Inter-op: run independent branches concurrently (e.g., ResNet skip path and conv path).
Pipelining: overlap compute and IO (prefetch next tile while computing current).

Memory Layout & Strides Matter

Choose layouts (e.g., NCHW, NHWC) that match kernel expectations to avoid implicit transposes.
Align tensors and pad to avoid bank conflicts/misaligned accesses.
Sometimes a layout transform upfront unlocks faster fused kernels downstream.

Example: Conv → Bias → ReLU

Naive: three passes over output feature map (conv, add bias, relu).
Fused: while writing each output tile from conv accumulation, add bias and apply ReLU in-register, then store once.

Result: less bandwidth, fewer launches, better cache hit rate.

Worked Example: A Tiny Forward Pass

Let $y = \mathrm{ReLU}(W x + b)$ , with shapes $W \in \mathbb{R}^{M\times K}, x \in \mathbb{R}^{K}, b \in \mathbb{R}^{M}$ .

Planner: Picks GEMM variant (e.g., tensor cores if fp16).
Tiling: Block over $M$ in chunks $T_M$ , over $K$ in $T_K$ .
Fusion: Accumulate $Wx$ into registers; add $b$ and apply ReLU before store.
Schedule: Launch enough thread blocks to cover all $M$ -tiles; overlap global reads of $W$ and chunks of $x$ .

Where Compilers Fit (XLA, Inductor, TVM, Glow)

Graph IR: High-level ops (HLO, FX, Relay)
Passes: Canonicalize, fuse, constant-fold, layout and dtype propagation
Lowering: Emit kernels (Triton/CUDA) or call libraries
Auto-tuning: Search tile sizes, unroll factors, vectorization for your shapes/hardware

Practical Tips

Prefer fusable patterns: bias + activation right after GEMM/Conv.
Keep tensors in friendly dtypes/layouts (e.g., fp16/bf16 when safe).
Batch work where possible (larger batches = higher utilization).
Avoid shape polymorphism in hot loops when it prevents fusion/specialization.

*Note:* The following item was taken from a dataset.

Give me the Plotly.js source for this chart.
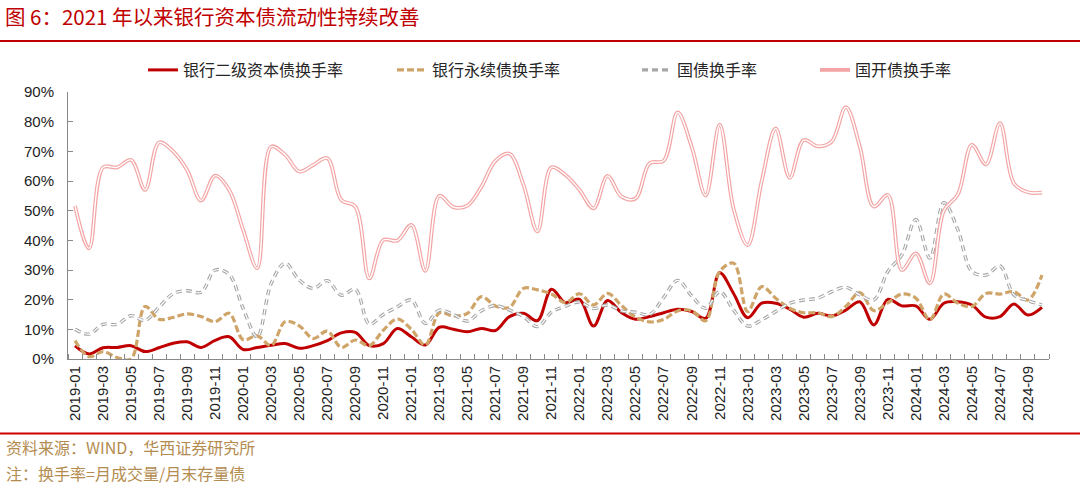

A Note on Training vs Inference

Inference leans harder on fusion & quantization (stable shapes).
Training adds backward graphs + optimizer ops; compilers still fuse, but need to preserve grads and often deal with more dynamic shapes.

Glossary

Operator (Op): Primitive computation (MatMul, Conv, Add, ReLU).
Kernel: Compiled implementation of an op on a device.
Fusion: Combine ops into one kernel to reduce memory traffic.
Tiling/Blocking: Split work to fit fast memory and maximize reuse.
Layout: Tensor memory order (e.g., NCHW).
Scheduler: Decides op order/parallel execution respecting deps.

Key Takeaways

The fastest models move data the least.
Graphs enable global reasoning; fusion/tiling realize local efficiency.
Understanding these ideas makes you a better practitioner—even if you never write a kernel.